DESIGN LAB: 40xCUT-OUTS
A3-sized printouts of architectural drawings of a semi-detached house in Serangoon Gardens line the studio workbenches as we cross the end of the year – and as the contractor’s office, and the construction site is being prepared for work to happen in 2020.
The printouts are scaled 1:100 – a good size, compatibly fitting within the limits of the A3 pages, matching as well the accuracies afforded by the millimetre/centimetre metal ruler and cutting mat. We made a physical model at 1:100 of the house’s external façade: perhaps to show the clients, partly (a secret desire) to make and visualise the façade patterns in the physical model, partly to document the in-process conversations we have had about arriving at the right configuration, and partly (also another desire) to produce something for the website to end off the year.
While the design had gone well ahead on the computer screen, we could not help but think that the digitally rendered façade needed to be made in a physical model as well. With the computer, and with multiple clicks of the mouse, we “pushed” through volumes, “erased” rectangles from the wall, and “extruded” a composition of deep and shallow framed-boxes for window component. We eventually produced a patterned facade that was essentially a continuous folded wall (or unfolded, depending on how you choose to see it) of front–side–and–back elevations that was poked full of cut-outs. In the bass-wood model, following closely the printed scaled drawings of the facade, we had to cut all 40 of these holes out.
Here’s a thought: the physical cutting – knife blade incising into the timber pieces – reminded us of how cut-outs (cutting away, punching through, and the holes left behind) were used in the analogic processes of storing and transmitting information. In his essay “The Map and the Territory,” in the book Local Code, Nicholas de Monchaux writes about the punch card to be more than a means of registering workers’ attendance, but also an innovative method for the US government to track and organise population demographics that went into the planning of urban policies. For many Singaporeans, the holes in office punch cards, as with the holes made by tearing out numbered circles in paper car coupons (with the torn out numbers casually flicked out into the grass-patched parking lots) registered one’s attendance, or that someone had paid their dues (for which the angel-in-white passed-over one’s car). A hole punched in an Identification Card, or a passport, meant that one had gotten new personal documents, replacing the old ones effectively. In old-school wind-up musical boxes (they still do sell them at novelty gift shops these days), a pattern of strips punched into thin metal ribbons in the cylinder produced a tune as the holes scrapped past the combs of the miniature lamellophone. A different pattern of holes produced a different tune. The cut-outs, or holes, or the absence of things subtracted from surfaces, can store and transmit information. Cut-outs can tell us what is inside something.

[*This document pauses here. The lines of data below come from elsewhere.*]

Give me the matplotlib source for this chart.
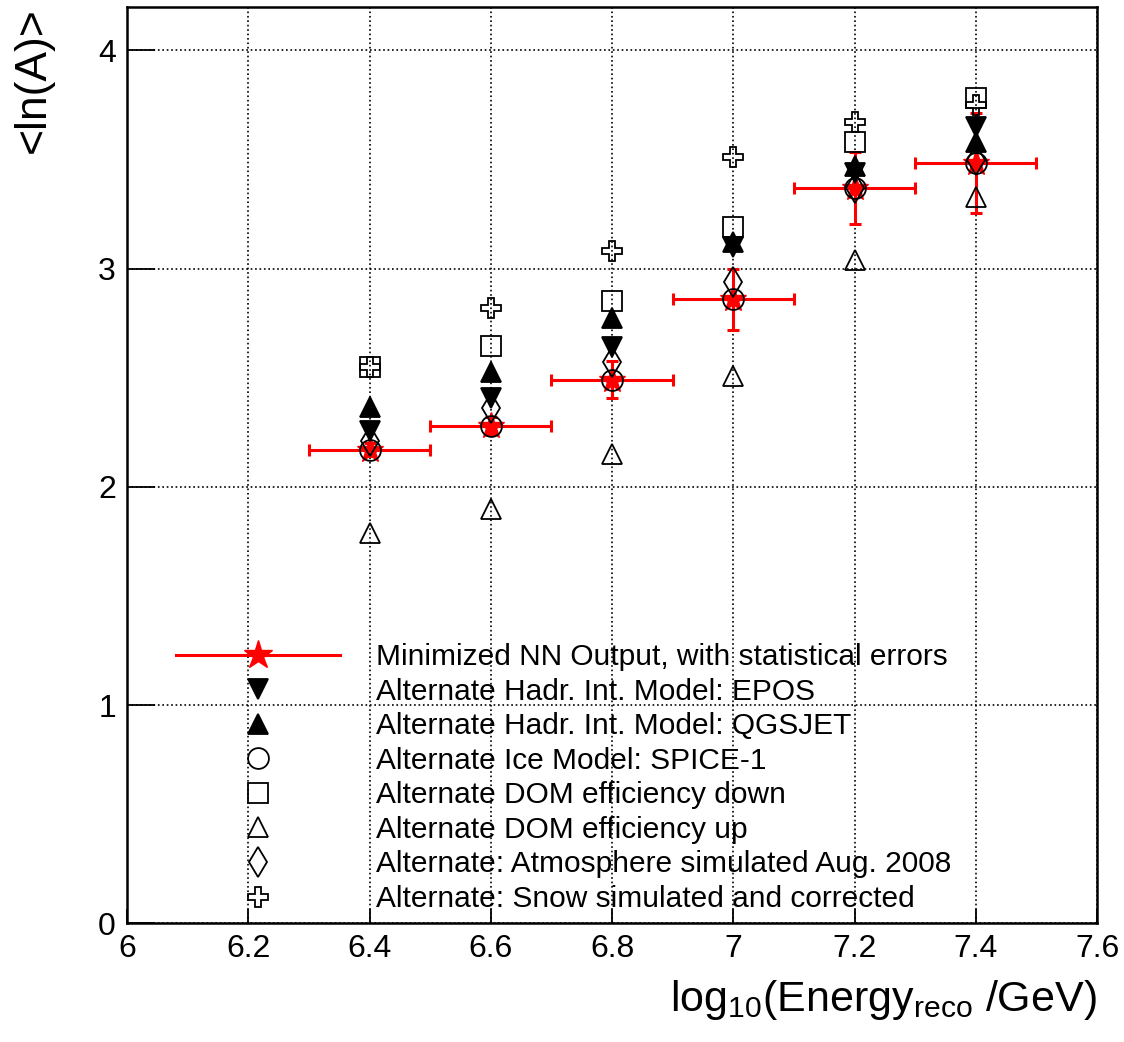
import numpy as np
import matplotlib
matplotlib.use("Agg")
import matplotlib.pyplot as plt
from matplotlib.lines import Line2D

plt.rcParams['font.family'] = ['Liberation Sans', 'DejaVu Sans']
plt.rcParams['mathtext.fontset'] = 'custom'
plt.rcParams['mathtext.rm'] = 'Liberation Sans'
plt.rcParams['mathtext.it'] = 'Liberation Sans'

# data
log_e = [6.4, 6.6, 6.8, 7.0, 7.2, 7.4]
x_err = [0.1, 0.1, 0.1, 0.1, 0.1, 0.1]

nn_output = [2.17, 2.28, 2.49, 2.86, 3.37, 3.485]
nn_stat_err = [0.03, 0.04, 0.085, 0.14, 0.165, 0.23]

epos = [2.255, 2.405, 2.64, 3.10, 3.44, 3.65]
qgsjet = [2.365, 2.525, 2.775, 3.12, 3.47, 3.58]
spice1 = [2.17, 2.28, 2.49, 2.86, 3.37, 3.485]
dom_down = [2.55, 2.645, 2.85, 3.19, 3.58, 3.78]
dom_up = [1.79, 1.90, 2.15, 2.51, 3.04, 3.33]
atmosphere = [2.21, 2.36, 2.57, 2.94, 3.37, 3.50]
snow = [2.55, 2.82, 3.08, 3.51, 3.67, 3.75]

labels = [
    "Minimized NN Output, with statistical errors",
    "Alternate Hadr. Int. Model: EPOS",
    "Alternate Hadr. Int. Model: QGSJET",
    "Alternate Ice Model: SPICE-1",
    "Alternate DOM efficiency down",
    "Alternate DOM efficiency up",
    "Alternate: Atmosphere simulated Aug. 2008",
    "Alternate: Snow simulated and corrected",
]

fig = plt.figure(figsize=(11.24, 10.42), dpi=100)
ax = fig.add_axes([0.113, 0.114, 0.863, 0.8795])

ms = 15

# main result with errors
ax.errorbar(log_e, nn_output, xerr=x_err, yerr=nn_stat_err,
            fmt='none', ecolor='red', elinewidth=2.2, capsize=4, capthick=2.2, zorder=3)
ax.plot(log_e, nn_output, ls='none', marker='*', ms=20, color='red', mec='red', zorder=4)

# systematic variations
styles = [
    (epos, 'v', 'black'),
    (qgsjet, '^', 'black'),
    (spice1, 'o', 'none'),
    (dom_down, 's', 'none'),
    (dom_up, '^', 'none'),
    (atmosphere, 'd', 'none'),
    (snow, 'P', 'none'),
]
handles = [Line2D([], [], color='red', lw=2.2, marker='*', ms=21, mec='red')]
for vals, mk, fc in styles:
    ax.plot(log_e, vals, ls='none', marker=mk, ms=ms, mfc=fc, mec='black', mew=1.3, zorder=5)
    handles.append(Line2D([], [], ls='none', marker=mk, ms=ms, mfc=fc, mec='black', mew=1.3))

ax.set_xlim(6, 7.6)
ax.set_ylim(0, 4.2)
ax.set_xticks([6, 6.2, 6.4, 6.6, 6.8, 7, 7.2, 7.4, 7.6])
ax.set_xticklabels(['6', '6.2', '6.4', '6.6', '6.8', '7', '7.2', '7.4', '7.6'])
ax.set_yticks([0, 1, 2, 3, 4])
ax.grid(True, color='black', ls=':', lw=1.2)
ax.tick_params(axis='both', direction='in', labelsize=23, width=1.3)
ax.tick_params(axis='x', length=10, pad=8)
ax.tick_params(axis='y', length=20, pad=8)
for sp in ax.spines.values():
    sp.set_linewidth(1.8)

ax.set_xlabel('log$_{10}$(Energy$_{\\rm reco}$ /GeV)', fontsize=31, loc='right', labelpad=10)
ax.set_ylabel('<ln(A)>', fontsize=32, loc='top', labelpad=32)

ax.legend(handles, labels, loc='upper left', bbox_to_anchor=(0.035, 0.322),
          frameon=False, fontsize=21.5, handlelength=5.5, handletextpad=1.2,
          labelspacing=0.22, borderpad=0)

fig.savefig('out.png', dpi=100)
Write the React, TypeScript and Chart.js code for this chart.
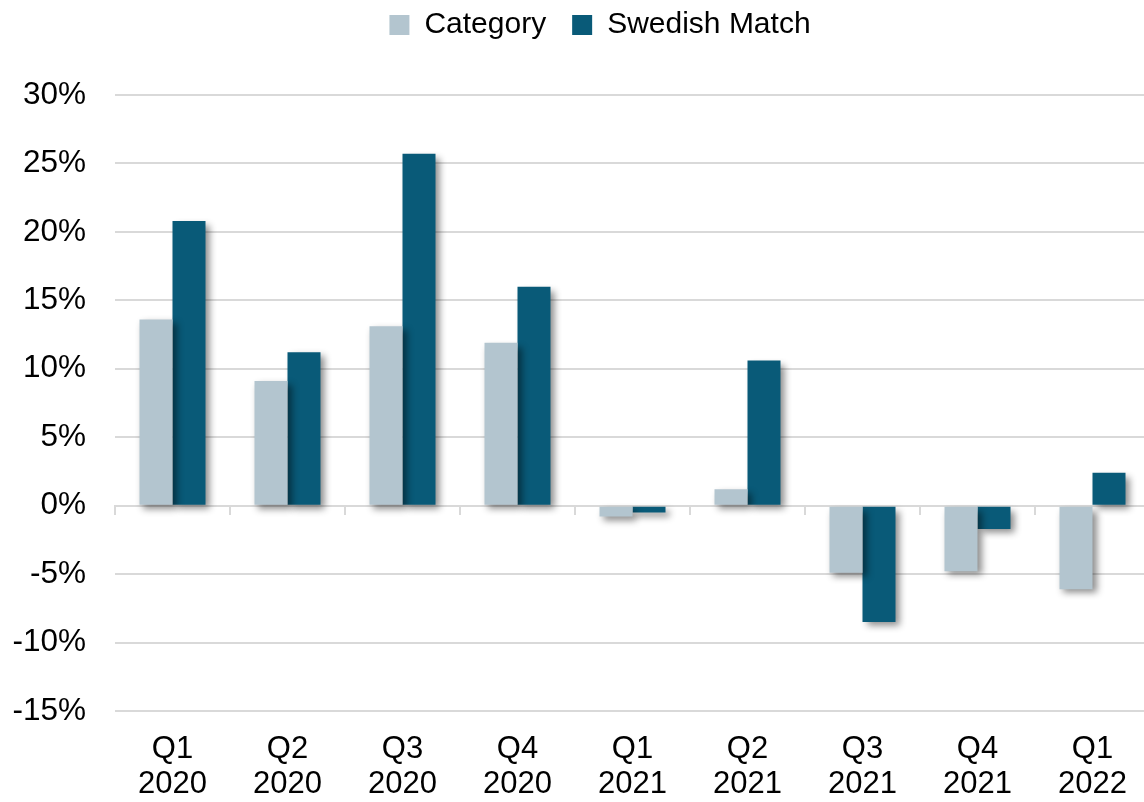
import React, { useEffect, useRef } from "react";
import { Chart, registerables } from "chart.js";

Chart.register(...registerables);

const categories: string[][] = [
  ["Q1", "2020"],
  ["Q2", "2020"],
  ["Q3", "2020"],
  ["Q4", "2020"],
  ["Q1", "2021"],
  ["Q2", "2021"],
  ["Q3", "2021"],
  ["Q4", "2021"],
  ["Q1", "2022"],
];

const categoryValues: number[] = [13.6, 9.1, 13.1, 11.9, -0.8, 1.2, -4.9, -4.8, -6.1];
const swedishMatchValues: number[] = [20.8, 11.2, 25.7, 16.0, -0.5, 10.6, -8.5, -1.7, 2.4];

const yMin = -15;
const yMax = 30;
const yStep = 5;

const FONT = "'Liberation Sans', Arial, sans-serif";

const shadowPlugin = {
  id: "barShadow",
  beforeDatasetsDraw(chart: any) {
    const ctx = chart.ctx;
    ctx.save();
    ctx.shadowColor = "rgba(0,0,0,0.45)";
    ctx.shadowBlur = 7;
    ctx.shadowOffsetX = 4;
    ctx.shadowOffsetY = 4;
  },
  afterDatasetsDraw(chart: any) {
    chart.ctx.restore();
  },
};

const legendTweak = {
  id: "legendTweak",
  beforeInit(chart: any) {
    const legend = chart.legend;
    if (!legend) return;
    const origFit = legend.fit;
    legend.fit = function fit() {
      origFit.call(this);
      this.height += 29;
    };
    const origDraw = legend.draw;
    legend.draw = function draw() {
      const ctx = this.ctx;
      ctx.save();
      ctx.translate(25, -16);
      origDraw.call(this);
      ctx.restore();
    };
  },
};

export default function App() {
  const ref = useRef<HTMLCanvasElement | null>(null);

  useEffect(() => {
    if (!ref.current) return;
    const chart = new Chart(ref.current, {
      type: "bar",
      data: {
        labels: categories,
        datasets: [
          {
            label: "Category",
            data: categoryValues,
            backgroundColor: "#b3c5cf",
            borderWidth: 0,
            categoryPercentage: 0.574,
            barPercentage: 1,
          },
          {
            label: "Swedish Match",
            data: swedishMatchValues,
            backgroundColor: "#095a78",
            borderWidth: 0,
            categoryPercentage: 0.574,
            barPercentage: 1,
          },
        ],
      },
      options: {
        animation: false,
        responsive: false,
        layout: { padding: { left: 0, right: 10, top: 0, bottom: 0 } },
        plugins: {
          tooltip: { enabled: false },
          legend: {
            position: "top",
            labels: {
              boxWidth: 20,
              boxHeight: 20,
              padding: 26,
              color: "#000",
              font: { family: FONT, size: 30 },
            },
          },
        },
        scales: {
          x: {
            type: "category",
            position: { y: 0 } as any,
            offset: true,
            grid: {
              offset: true,
              drawOnChartArea: false,
              drawTicks: true,
              tickLength: 8,
              color: "#d9d9d9",
              lineWidth: 2,
            },
            border: { display: true, color: "#d9d9d9", width: 2 },
            ticks: { display: false },
          },
          x2: {
            type: "category",
            position: "bottom",
            offset: true,
            grid: { display: false, offset: true, drawTicks: true, tickLength: 21 },
            border: { display: false },
            ticks: {
              color: "#000",
              padding: 0,
              maxRotation: 0,
              autoSkip: false,
              font: { family: FONT, size: 31, lineHeight: 35 / 31 },
            },
          },
          y: {
            min: yMin,
            max: yMax,
            afterFit: (s: any) => {
              s.width = 115;
            },
            grid: { color: "#d9d9d9", lineWidth: 2, drawTicks: false },
            border: { display: false },
            ticks: {
              stepSize: yStep,
              padding: 29,
              color: "#000",
              font: { family: FONT, size: 31.5 },
              callback: (v: any) => `${v}%`,
            },
          },
        },
      },
      plugins: [shadowPlugin, legendTweak],
    });
    return () => chart.destroy();
  }, []);

  return (
    <div
      style={{
        position: "absolute",
        left: 0,
        top: 0,
        width: 1144,
        height: 802,
        overflow: "hidden",
        background: "#fff",
      }}
    >
      <canvas ref={ref} width={1160} height={802} style={{ width: 1160, height: 802, display: "block" }} />
    </div>
  );
}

As the craft knife cuts through the walls of the 1:100 house, and a range of differently sized rectangles of timber are pushed out of the surface, we now wonder what the pattern of cut-outs on the external elevation may show about the inside of the house. Are these in fact interior sequences of room–room–corridor–room–corridor–room? Or privacy-public transitions: balcony–bedroom–bathroom–hallway–bathroom–bedroom? What do the patterns tell about the house in white at the front, and the other grey house at the back? Are these two houses separate or as one? What are the cut-outs saying?



Notes for references:
Nicholas de Monchaux, “The Map and the Territory,” Local Code: 3,659 Proposals About Data, Design & the Nature of Cities (New York: Princeton Architectural Press, 2016), 154–177.